— START OF Collected material —
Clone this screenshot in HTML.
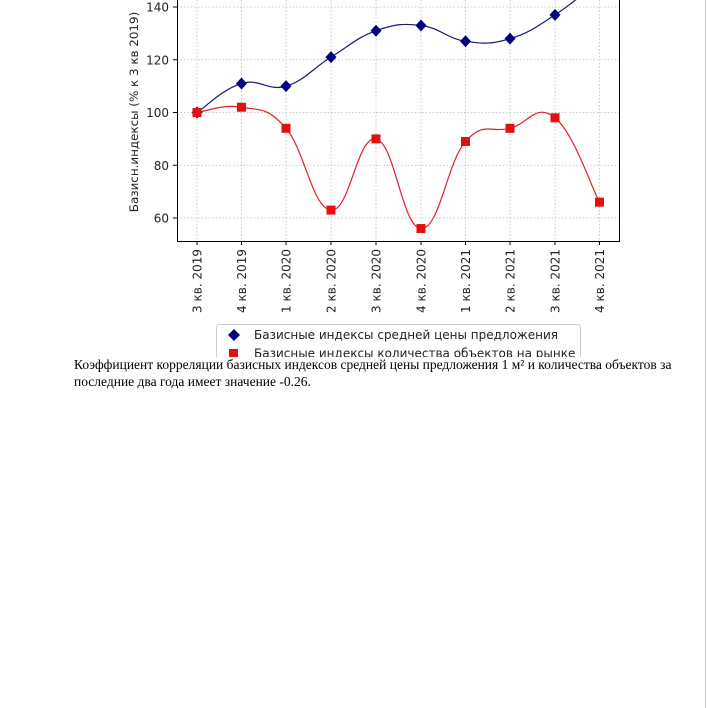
<!DOCTYPE html>
<html><head><meta charset="utf-8"><style>
html,body{margin:0;padding:0;background:#fff;}
body{width:707px;height:708px;position:relative;overflow:hidden;}
#vl{position:absolute;left:705px;top:0;width:1px;height:708px;background:#c8c8c8;}
#txt{position:absolute;left:74px;top:357px;width:612px;font-family:"Liberation Serif",serif;font-size:13.5px;line-height:16.5px;color:#000;}
</style></head><body>
<div id="vl"></div>
<svg width="707" height="357" style="position:absolute;left:0;top:0" font-family="DejaVu Sans, sans-serif">
<g id="grid" stroke="#bbb" stroke-width="0.8" stroke-dasharray="1.5,2"></g>
<g id="series"></g>
<rect x="177.5" y="-5" width="442" height="246.5" fill="none" stroke="#000" stroke-width="1"/>
<g id="ticks" font-size="12" fill="#222"></g>
<text transform="translate(138,112) rotate(-90)" text-anchor="middle" font-size="11.9" fill="#222">Базисн.индексы (% к 3 кв 2019)</text>
<rect x="216.5" y="324.5" width="364" height="50" rx="3" fill="#fff" stroke="#ccc"/>
<path d="M234 329 l6 6 l-6 6 l-6 -6z" fill="#000080"/>
<text x="254" y="339" font-size="12" fill="#222">Базисные индексы средней цены предложения</text>
<rect x="229" y="349" width="9" height="9" fill="#e31010"/>
<text x="254" y="357.5" font-size="12" fill="#222">Базисные индексы количества объектов на рынке</text>
</svg>
<div id="txt">Коэффициент корреляции базисных индексов средней цены предложения 1 м² и количества объектов за последние два года имеет значение -0.26.</div>
<script>
var NS="http://www.w3.org/2000/svg";
var xs=[197,241.5,286,331,376,421,465.5,510,555,599.5];
function Y(v){return 7+(140-v)*2.6375;}
var labs=["3 кв. 2019","4 кв. 2019","1 кв. 2020","2 кв. 2020","3 кв. 2020","4 кв. 2020","1 кв. 2021","2 кв. 2021","3 кв. 2021","4 кв. 2021"];
var g=document.getElementById('grid'),t=document.getElementById('ticks'),s=document.getElementById('series');
function el(n,a,p,txt){var e=document.createElementNS(NS,n);for(var k in a)e.setAttribute(k,a[k]);if(txt)e.textContent=txt;p.appendChild(e);return e;}
xs.forEach(function(x,i){el('line',{x1:x,x2:x,y1:0,y2:241},g);
 el('line',{x1:x,x2:x,y1:241,y2:245,stroke:'#000'},t);
 el('text',{transform:'translate('+(x+4.5)+',249) rotate(-90)','text-anchor':'end'},t,labs[i]);});
[60,80,100,120,140].forEach(function(v){var y=Y(v);el('line',{x1:177,x2:619,y1:y,y2:y},g);
 el('line',{x1:173,x2:177,y1:y,y2:y,stroke:'#000'},t);
 el('text',{x:169,y:y+4.5,'text-anchor':'end'},t,String(v));});
function path(vals){var p=vals.map(function(v,i){return [xs[i],Y(v)];});var d='M'+p[0][0]+' '+p[0][1];
 var k=0.21;
 for(var i=0;i<p.length-1;i++){var p0=p[Math.max(0,i-1)],p1=p[i],p2=p[i+1],p3=p[Math.min(p.length-1,i+2)];
 var c1=[p1[0]+(p2[0]-p0[0])*k,p1[1]+(p2[1]-p0[1])*k],c2=[p2[0]-(p3[0]-p1[0])*k,p2[1]-(p3[1]-p1[1])*k];
 d+=' C'+c1.join(' ')+' '+c2.join(' ')+' '+p2.join(' ');}return d;}
var blue=[100,111,110,121,131,133,127,128,137,150],red=[100,102,94,63,90,56,89,94,98,66];
el('path',{d:path(blue),fill:'none',stroke:'#1a1a6e','stroke-width':1.2},s);
el('path',{d:path(red),fill:'none',stroke:'#e02020','stroke-width':1.2},s);
blue.forEach(function(v,i){var x=xs[i],y=Y(v);el('path',{d:'M'+x+' '+(y-6)+' l5.5 6 l-5.5 6 l-5.5 -6z',fill:'#000080'},s);});
red.forEach(function(v,i){var x=xs[i],y=Y(v);el('rect',{x:x-4.5,y:y-4.5,width:9,height:9,fill:'#e31010'},s);});
</script>
</body></html>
— END OF Collected material —
> _Work to do_:
Repeat the listing in full and exactly. Do not include any images.

> _Solution_:
Clone this screenshot in HTML.
<!DOCTYPE html>
<html><head><meta charset="utf-8"><style>
html,body{margin:0;padding:0;background:#fff;}
body{width:707px;height:708px;position:relative;overflow:hidden;}
#vl{position:absolute;left:705px;top:0;width:1px;height:708px;background:#c8c8c8;}
#txt{position:absolute;left:74px;top:357px;width:612px;font-family:"Liberation Serif",serif;font-size:13.5px;line-height:16.5px;color:#000;}
</style></head><body>
<div id="vl"></div>
<svg width="707" height="357" style="position:absolute;left:0;top:0" font-family="DejaVu Sans, sans-serif">
<g id="grid" stroke="#bbb" stroke-width="0.8" stroke-dasharray="1.5,2"></g>
<g id="series"></g>
<rect x="177.5" y="-5" width="442" height="246.5" fill="none" stroke="#000" stroke-width="1"/>
<g id="ticks" font-size="12" fill="#222"></g>
<text transform="translate(138,112) rotate(-90)" text-anchor="middle" font-size="11.9" fill="#222">Базисн.индексы (% к 3 кв 2019)</text>
<rect x="216.5" y="324.5" width="364" height="50" rx="3" fill="#fff" stroke="#ccc"/>
<path d="M234 329 l6 6 l-6 6 l-6 -6z" fill="#000080"/>
<text x="254" y="339" font-size="12" fill="#222">Базисные индексы средней цены предложения</text>
<rect x="229" y="349" width="9" height="9" fill="#e31010"/>
<text x="254" y="357.5" font-size="12" fill="#222">Базисные индексы количества объектов на рынке</text>
</svg>
<div id="txt">Коэффициент корреляции базисных индексов средней цены предложения 1 м² и количества объектов за последние два года имеет значение -0.26.</div>
<script>
var NS="http://www.w3.org/2000/svg";
var xs=[197,241.5,286,331,376,421,465.5,510,555,599.5];
function Y(v){return 7+(140-v)*2.6375;}
var labs=["3 кв. 2019","4 кв. 2019","1 кв. 2020","2 кв. 2020","3 кв. 2020","4 кв. 2020","1 кв. 2021","2 кв. 2021","3 кв. 2021","4 кв. 2021"];
var g=document.getElementById('grid'),t=document.getElementById('ticks'),s=document.getElementById('series');
function el(n,a,p,txt){var e=document.createElementNS(NS,n);for(var k in a)e.setAttribute(k,a[k]);if(txt)e.textContent=txt;p.appendChild(e);return e;}
xs.forEach(function(x,i){el('line',{x1:x,x2:x,y1:0,y2:241},g);
 el('line',{x1:x,x2:x,y1:241,y2:245,stroke:'#000'},t);
 el('text',{transform:'translate('+(x+4.5)+',249) rotate(-90)','text-anchor':'end'},t,labs[i]);});
[60,80,100,120,140].forEach(function(v){var y=Y(v);el('line',{x1:177,x2:619,y1:y,y2:y},g);
 el('line',{x1:173,x2:177,y1:y,y2:y,stroke:'#000'},t);
 el('text',{x:169,y:y+4.5,'text-anchor':'end'},t,String(v));});
function path(vals){var p=vals.map(function(v,i){return [xs[i],Y(v)];});var d='M'+p[0][0]+' '+p[0][1];
 var k=0.21;
 for(var i=0;i<p.length-1;i++){var p0=p[Math.max(0,i-1)],p1=p[i],p2=p[i+1],p3=p[Math.min(p.length-1,i+2)];
 var c1=[p1[0]+(p2[0]-p0[0])*k,p1[1]+(p2[1]-p0[1])*k],c2=[p2[0]-(p3[0]-p1[0])*k,p2[1]-(p3[1]-p1[1])*k];
 d+=' C'+c1.join(' ')+' '+c2.join(' ')+' '+p2.join(' ');}return d;}
var blue=[100,111,110,121,131,133,127,128,137,150],red=[100,102,94,63,90,56,89,94,98,66];
el('path',{d:path(blue),fill:'none',stroke:'#1a1a6e','stroke-width':1.2},s);
el('path',{d:path(red),fill:'none',stroke:'#e02020','stroke-width':1.2},s);
blue.forEach(function(v,i){var x=xs[i],y=Y(v);el('path',{d:'M'+x+' '+(y-6)+' l5.5 6 l-5.5 6 l-5.5 -6z',fill:'#000080'},s);});
red.forEach(function(v,i){var x=xs[i],y=Y(v);el('rect',{x:x-4.5,y:y-4.5,width:9,height:9,fill:'#e31010'},s);});
</script>
</body></html>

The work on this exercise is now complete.